• [Requirement]: In the data that follows, count the lines in which the word "with" occurs, and report that figure alone.
------
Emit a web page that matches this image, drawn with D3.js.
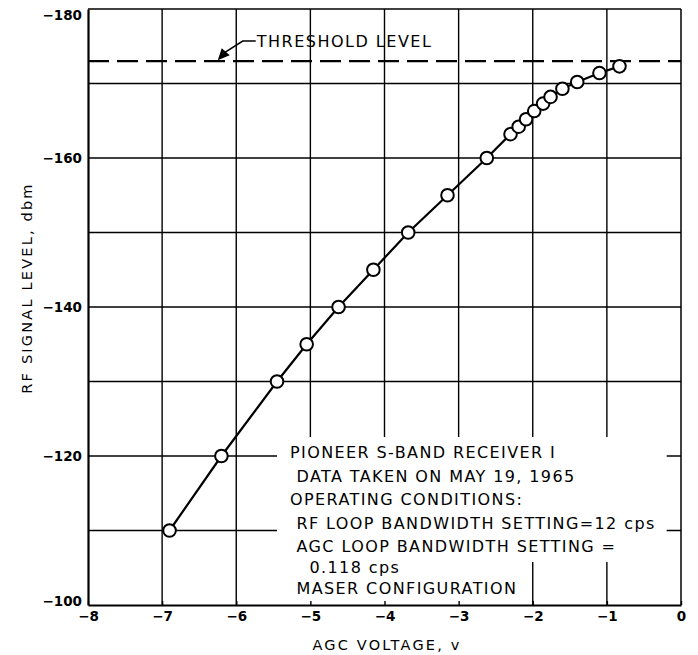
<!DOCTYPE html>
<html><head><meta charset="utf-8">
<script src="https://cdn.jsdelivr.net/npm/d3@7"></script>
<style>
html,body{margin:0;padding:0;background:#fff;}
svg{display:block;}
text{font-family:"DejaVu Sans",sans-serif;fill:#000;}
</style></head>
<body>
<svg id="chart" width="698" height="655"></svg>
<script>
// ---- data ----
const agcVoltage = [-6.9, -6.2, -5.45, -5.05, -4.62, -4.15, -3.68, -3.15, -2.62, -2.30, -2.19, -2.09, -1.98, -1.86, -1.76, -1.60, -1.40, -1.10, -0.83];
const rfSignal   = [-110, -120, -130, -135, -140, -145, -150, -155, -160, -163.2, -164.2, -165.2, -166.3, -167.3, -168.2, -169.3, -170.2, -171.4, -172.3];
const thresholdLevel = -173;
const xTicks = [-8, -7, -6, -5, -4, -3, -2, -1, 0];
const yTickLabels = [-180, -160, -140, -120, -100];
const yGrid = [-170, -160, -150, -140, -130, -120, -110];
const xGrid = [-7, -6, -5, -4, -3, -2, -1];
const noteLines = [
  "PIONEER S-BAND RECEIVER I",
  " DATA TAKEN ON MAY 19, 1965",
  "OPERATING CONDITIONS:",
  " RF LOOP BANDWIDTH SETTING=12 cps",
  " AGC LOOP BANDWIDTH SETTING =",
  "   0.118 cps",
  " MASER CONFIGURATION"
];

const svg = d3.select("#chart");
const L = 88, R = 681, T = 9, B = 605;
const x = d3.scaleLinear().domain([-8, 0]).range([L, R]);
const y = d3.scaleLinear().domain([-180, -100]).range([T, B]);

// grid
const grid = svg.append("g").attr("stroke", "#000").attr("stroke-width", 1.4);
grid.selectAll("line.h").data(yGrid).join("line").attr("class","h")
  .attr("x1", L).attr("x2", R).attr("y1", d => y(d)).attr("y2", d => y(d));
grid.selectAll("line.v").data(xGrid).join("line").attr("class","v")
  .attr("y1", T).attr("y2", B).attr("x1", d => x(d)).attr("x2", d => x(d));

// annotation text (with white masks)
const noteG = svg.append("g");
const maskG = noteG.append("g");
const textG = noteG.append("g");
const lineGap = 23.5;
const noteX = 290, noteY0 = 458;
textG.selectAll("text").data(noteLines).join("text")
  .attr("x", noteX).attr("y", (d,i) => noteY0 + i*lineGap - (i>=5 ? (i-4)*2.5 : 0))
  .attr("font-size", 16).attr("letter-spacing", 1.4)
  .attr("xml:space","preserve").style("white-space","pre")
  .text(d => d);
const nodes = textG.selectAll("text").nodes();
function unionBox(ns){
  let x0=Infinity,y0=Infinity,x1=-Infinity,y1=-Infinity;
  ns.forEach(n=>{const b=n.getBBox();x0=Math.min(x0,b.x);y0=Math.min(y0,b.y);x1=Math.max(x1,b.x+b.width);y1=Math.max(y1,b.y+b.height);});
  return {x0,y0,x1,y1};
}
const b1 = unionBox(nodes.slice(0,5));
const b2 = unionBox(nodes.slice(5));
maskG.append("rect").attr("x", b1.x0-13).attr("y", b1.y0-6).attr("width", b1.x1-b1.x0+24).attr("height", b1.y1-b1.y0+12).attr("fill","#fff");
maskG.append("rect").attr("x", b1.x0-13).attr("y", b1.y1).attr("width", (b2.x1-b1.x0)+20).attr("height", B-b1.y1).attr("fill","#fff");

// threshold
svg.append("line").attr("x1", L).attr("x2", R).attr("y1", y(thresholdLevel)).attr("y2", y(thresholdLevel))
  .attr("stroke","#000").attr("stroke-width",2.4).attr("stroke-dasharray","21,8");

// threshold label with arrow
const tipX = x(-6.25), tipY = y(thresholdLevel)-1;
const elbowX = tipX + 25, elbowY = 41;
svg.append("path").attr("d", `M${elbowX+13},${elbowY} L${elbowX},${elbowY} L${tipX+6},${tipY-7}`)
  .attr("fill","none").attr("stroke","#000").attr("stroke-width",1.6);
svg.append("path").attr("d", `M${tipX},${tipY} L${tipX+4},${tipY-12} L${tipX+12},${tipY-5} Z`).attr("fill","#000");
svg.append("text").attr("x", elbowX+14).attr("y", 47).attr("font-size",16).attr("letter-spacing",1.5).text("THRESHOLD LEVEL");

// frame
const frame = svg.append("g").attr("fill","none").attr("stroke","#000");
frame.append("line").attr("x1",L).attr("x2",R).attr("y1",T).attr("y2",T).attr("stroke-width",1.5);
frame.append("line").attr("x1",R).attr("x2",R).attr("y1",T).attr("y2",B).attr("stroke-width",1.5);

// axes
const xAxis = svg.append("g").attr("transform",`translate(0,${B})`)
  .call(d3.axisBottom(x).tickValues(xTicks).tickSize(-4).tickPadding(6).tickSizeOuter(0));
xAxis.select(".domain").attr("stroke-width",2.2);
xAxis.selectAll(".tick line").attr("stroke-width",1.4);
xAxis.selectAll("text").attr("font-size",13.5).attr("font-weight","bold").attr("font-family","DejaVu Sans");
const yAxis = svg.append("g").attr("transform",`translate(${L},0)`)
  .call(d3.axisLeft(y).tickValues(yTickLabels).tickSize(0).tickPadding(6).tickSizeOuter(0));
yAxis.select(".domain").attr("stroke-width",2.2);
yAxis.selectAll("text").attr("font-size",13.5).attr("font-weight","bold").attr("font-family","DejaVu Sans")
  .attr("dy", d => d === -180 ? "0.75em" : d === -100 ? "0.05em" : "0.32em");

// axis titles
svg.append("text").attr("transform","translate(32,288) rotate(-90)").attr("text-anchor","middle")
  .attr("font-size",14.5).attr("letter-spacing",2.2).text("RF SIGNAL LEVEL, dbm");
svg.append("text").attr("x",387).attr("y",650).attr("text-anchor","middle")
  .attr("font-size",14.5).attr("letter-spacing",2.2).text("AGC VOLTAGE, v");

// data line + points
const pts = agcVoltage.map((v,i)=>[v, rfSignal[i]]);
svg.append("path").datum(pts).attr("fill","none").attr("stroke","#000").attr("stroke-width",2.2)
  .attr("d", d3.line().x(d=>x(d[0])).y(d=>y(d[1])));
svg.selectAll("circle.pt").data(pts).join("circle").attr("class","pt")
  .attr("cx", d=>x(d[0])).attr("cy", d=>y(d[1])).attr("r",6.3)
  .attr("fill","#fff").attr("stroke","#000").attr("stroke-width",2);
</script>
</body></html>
------
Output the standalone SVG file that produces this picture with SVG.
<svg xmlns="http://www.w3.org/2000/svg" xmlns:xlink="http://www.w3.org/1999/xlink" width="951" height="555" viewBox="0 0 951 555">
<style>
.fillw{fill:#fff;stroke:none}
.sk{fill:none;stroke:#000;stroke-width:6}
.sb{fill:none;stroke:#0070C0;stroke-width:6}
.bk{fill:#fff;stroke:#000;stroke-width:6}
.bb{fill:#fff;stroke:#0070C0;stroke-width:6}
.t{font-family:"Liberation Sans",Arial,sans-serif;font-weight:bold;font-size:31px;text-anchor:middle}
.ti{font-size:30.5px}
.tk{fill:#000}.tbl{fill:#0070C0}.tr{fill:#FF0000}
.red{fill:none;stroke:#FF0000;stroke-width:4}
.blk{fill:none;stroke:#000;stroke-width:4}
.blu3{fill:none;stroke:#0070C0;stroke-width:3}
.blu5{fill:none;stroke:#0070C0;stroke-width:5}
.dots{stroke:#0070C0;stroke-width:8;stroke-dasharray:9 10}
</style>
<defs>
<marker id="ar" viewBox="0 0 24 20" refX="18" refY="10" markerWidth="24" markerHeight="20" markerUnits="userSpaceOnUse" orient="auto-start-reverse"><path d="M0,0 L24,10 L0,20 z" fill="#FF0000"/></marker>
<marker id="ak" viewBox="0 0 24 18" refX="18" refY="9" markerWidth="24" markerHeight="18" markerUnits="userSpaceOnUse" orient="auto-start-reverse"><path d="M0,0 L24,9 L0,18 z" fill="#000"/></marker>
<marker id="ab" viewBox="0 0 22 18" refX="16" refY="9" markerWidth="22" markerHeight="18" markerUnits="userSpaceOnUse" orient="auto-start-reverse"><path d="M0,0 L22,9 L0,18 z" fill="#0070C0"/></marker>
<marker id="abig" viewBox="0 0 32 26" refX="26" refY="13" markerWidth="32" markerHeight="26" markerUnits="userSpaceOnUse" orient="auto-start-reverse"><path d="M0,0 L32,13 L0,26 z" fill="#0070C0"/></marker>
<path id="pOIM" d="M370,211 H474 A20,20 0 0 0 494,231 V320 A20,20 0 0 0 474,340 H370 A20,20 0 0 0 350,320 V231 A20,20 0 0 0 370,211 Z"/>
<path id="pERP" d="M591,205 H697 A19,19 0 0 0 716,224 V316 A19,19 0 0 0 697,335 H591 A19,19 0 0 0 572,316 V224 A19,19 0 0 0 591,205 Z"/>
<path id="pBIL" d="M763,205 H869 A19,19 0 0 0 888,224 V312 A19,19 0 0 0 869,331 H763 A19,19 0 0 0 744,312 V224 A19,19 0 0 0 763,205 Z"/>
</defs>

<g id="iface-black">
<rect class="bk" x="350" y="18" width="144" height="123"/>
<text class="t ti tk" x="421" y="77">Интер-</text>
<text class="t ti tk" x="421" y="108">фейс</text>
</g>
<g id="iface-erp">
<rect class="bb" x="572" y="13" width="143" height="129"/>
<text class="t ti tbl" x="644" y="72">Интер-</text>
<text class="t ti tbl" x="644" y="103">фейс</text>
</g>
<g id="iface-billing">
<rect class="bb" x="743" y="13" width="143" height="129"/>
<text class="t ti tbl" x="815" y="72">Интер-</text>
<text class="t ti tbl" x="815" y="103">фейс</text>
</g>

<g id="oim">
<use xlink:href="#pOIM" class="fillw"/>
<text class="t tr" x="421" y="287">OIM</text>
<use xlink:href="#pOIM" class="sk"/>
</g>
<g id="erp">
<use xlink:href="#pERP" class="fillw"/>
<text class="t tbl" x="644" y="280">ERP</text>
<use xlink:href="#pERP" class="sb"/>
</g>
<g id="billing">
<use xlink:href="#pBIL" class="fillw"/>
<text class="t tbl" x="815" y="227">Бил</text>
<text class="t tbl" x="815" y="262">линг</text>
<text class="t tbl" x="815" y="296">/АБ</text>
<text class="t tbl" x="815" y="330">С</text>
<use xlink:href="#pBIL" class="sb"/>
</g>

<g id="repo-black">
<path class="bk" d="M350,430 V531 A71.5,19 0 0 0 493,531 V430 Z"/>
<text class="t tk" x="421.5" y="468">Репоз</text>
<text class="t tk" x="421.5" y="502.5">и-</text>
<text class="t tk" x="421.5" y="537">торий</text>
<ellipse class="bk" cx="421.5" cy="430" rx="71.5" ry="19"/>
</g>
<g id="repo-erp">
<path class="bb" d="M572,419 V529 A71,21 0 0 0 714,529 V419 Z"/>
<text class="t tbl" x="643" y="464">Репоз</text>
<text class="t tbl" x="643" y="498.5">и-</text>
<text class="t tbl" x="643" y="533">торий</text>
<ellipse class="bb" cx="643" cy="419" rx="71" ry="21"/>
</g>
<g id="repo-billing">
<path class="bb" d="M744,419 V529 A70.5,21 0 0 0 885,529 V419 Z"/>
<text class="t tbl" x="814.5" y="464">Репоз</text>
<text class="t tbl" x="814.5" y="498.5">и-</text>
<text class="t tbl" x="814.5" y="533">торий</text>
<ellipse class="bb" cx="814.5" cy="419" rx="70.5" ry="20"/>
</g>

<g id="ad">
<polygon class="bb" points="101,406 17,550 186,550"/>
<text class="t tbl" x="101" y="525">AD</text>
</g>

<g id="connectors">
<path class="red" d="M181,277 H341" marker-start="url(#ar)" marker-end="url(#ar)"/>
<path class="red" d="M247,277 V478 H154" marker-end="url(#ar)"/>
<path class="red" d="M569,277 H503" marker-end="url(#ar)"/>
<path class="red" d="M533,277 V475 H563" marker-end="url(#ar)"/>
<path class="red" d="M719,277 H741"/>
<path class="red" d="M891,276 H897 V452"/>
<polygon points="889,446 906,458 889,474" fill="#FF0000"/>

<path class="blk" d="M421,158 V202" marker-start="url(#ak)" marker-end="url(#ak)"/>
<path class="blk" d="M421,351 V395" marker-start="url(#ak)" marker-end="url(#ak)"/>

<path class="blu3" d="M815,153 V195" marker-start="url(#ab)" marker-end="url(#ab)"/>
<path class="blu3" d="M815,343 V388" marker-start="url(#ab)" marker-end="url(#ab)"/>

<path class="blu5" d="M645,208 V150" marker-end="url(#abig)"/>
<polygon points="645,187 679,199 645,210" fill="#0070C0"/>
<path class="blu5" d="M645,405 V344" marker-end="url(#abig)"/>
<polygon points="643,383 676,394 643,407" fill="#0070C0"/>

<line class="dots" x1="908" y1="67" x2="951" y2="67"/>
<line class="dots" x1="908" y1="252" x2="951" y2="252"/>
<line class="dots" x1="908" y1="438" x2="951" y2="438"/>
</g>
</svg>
------
• [Correct answer]: 4